II. La portée de la décision : une distinction consolidée entre gestion publique et activité de marché
En définissant précisément les contours de l’activité économique pour une personne publique, la Cour de justice consolide une jurisprudence protectrice de l’action publique (A), ce qui a pour effet de favoriser la mise en œuvre d’initiatives environnementales par les collectivités locales (B).

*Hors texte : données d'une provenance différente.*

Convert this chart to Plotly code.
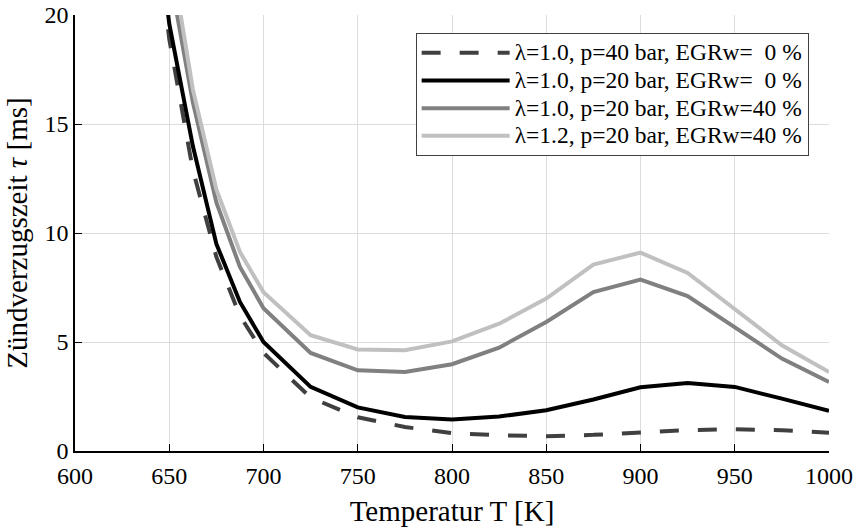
import plotly.graph_objects as go

T = [637.5, 650, 662.5, 675, 687.5, 700, 725, 750, 775, 800, 825, 850, 875, 900, 925, 950, 975, 1000]

tau_p40 = [28.0, 18.9, 12.9, 8.9, 6.2, 4.5, 2.45, 1.55, 1.1, 0.82, 0.72, 0.68, 0.74, 0.84, 0.96, 1.0, 0.95, 0.84]
tau_p20 = [28.5, 19.6, 14.0, 9.5, 6.84, 5.0, 2.94, 2.0, 1.56, 1.45, 1.58, 1.87, 2.36, 2.92, 3.12, 2.94, 2.40, 1.84]
tau_p20_egr40 = [31.0, 22.0, 16.0, 11.4, 8.44, 6.55, 4.5, 3.7, 3.62, 3.98, 4.74, 5.92, 7.29, 7.86, 7.11, 5.69, 4.24, 3.17]
tau_l12_egr40 = [32.0, 23.2, 16.6, 12.0, 9.13, 7.28, 5.31, 4.66, 4.62, 5.03, 5.84, 6.99, 8.55, 9.10, 8.17, 6.53, 4.85, 3.62]

names = [
    "λ=1.0, p=40 bar, EGRw=\u20070 %",
    "λ=1.0, p=20 bar, EGRw=\u20070 %",
    "λ=1.0, p=20 bar, EGRw=40 %",
    "λ=1.2, p=20 bar, EGRw=40 %",
]
series = [tau_p40, tau_p20, tau_p20_egr40, tau_l12_egr40]
colors = ["#404040", "#000000", "#808080", "#c0c0c0"]
dashes = ["19px,19px", "solid", "solid", "solid"]

x_ticks = [600, 650, 700, 750, 800, 850, 900, 950, 1000]
y_ticks = [0, 5, 10, 15, 20]

fig = go.Figure()
for n, s, c, d in zip(names, series, colors, dashes):
    fig.add_trace(go.Scatter(x=T, y=s, mode="lines",
                             name='<span style="font-size:23.5px">' + n + "</span>",
                             line=dict(color=c, width=4, dash=d)))

FONT = "Liberation Serif"
TICK = dict(family=FONT, size=24, color="black")
TITLE = dict(family=FONT, size=29, color="black")
fig.update_layout(
    width=861, height=527,
    margin=dict(l=75, r=32, t=15, b=76),
    paper_bgcolor="white", plot_bgcolor="white",
    font=dict(family=FONT, size=24, color="black"),
    showlegend=True,
    legend=dict(x=0.973, y=0.959, xanchor="right", yanchor="top",
                bordercolor="#404040", borderwidth=1, bgcolor="white",
                font=dict(family=FONT, size=19, color="black"),
                itemwidth=88, tracegroupgap=0),
    xaxis=dict(range=[600, 1000], tickvals=x_ticks, showgrid=True, gridcolor="#dcdcdc",
               showline=True, linecolor="black", linewidth=1.5, ticks="inside", ticklen=7,
               tickcolor="black", zeroline=False, ticklabelstandoff=2, automargin=False,
               tickfont=TICK,
               title=dict(text="Temperatur T [K]", standoff=15, font=TITLE)),
    yaxis=dict(range=[0, 20], tickvals=y_ticks, showgrid=True, gridcolor="#dcdcdc",
               showline=True, linecolor="black", linewidth=1.5, ticks="inside", ticklen=7,
               tickcolor="black", zeroline=False, ticklabelstandoff=0, automargin=False,
               tickfont=TICK,
               title=dict(text="Zündverzugszeit <i>τ</i> [ms]", standoff=8, font=TITLE)),
)

fig.write_html("out.html")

A. La consolidation d’une interprétation stricte de l’activité économique pour les entités publiques
Cet arrêt réaffirme avec clarté que toute activité exercée par une personne publique en contrepartie d’une somme d’argent ne constitue pas nécessairement une activité économique imposable. Il confirme que les organismes de droit public ne sont pas considérés comme des assujettis pour les activités qu’ils accomplissent en tant qu’autorités publiques, conformément à l’article 13, paragraphe 1, de la directive. La décision commentée illustre parfaitement une situation où la commune n’agit pas en concurrence avec des opérateurs privés, mais dans le cadre de ses missions d’intérêt général, ici la protection de l’environnement et l’amélioration de la qualité de vie de ses habitants. En se fondant sur un faisceau d’indices concrets, tels que l’absence de recherche de profit, le caractère non permanent de l’action et le financement majoritairement public, la Cour offre une grille d’analyse pragmatique. Elle évite ainsi que des entités publiques soient artificiellement qualifiées d’assujetties pour des opérations qui relèvent de la pure administration et non du commerce.
B. Une solution favorable à la mise en œuvre des politiques publiques environnementales
La portée pratique de cette décision est considérable. En exonérant de fait de telles opérations du champ de la TVA, la Cour lève un obstacle administratif et financier important pour les communes et autres collectivités souhaitant mettre en place des programmes subventionnés de transition énergétique. Si l’activité avait été jugée imposable, la commune aurait dû collecter la TVA sur les contributions des résidents et sur la subvention perçue, ce qui aurait complexifié le montage financier et potentiellement augmenté le coût final pour les habitants ou réduit le périmètre du projet. Cette solution apporte donc une sécurité juridique bienvenue aux pouvoirs publics qui s’engagent dans des politiques climatiques ambitieuses. Elle trace une ligne claire : tant que l’intervention publique ne vise pas à entrer sur un marché pour en tirer des recettes stables et concurrentielles, mais à poursuivre un objectif d’intérêt général dans des conditions économiques dérogatoires, elle demeure en dehors du champ de la fiscalité sur la consommation.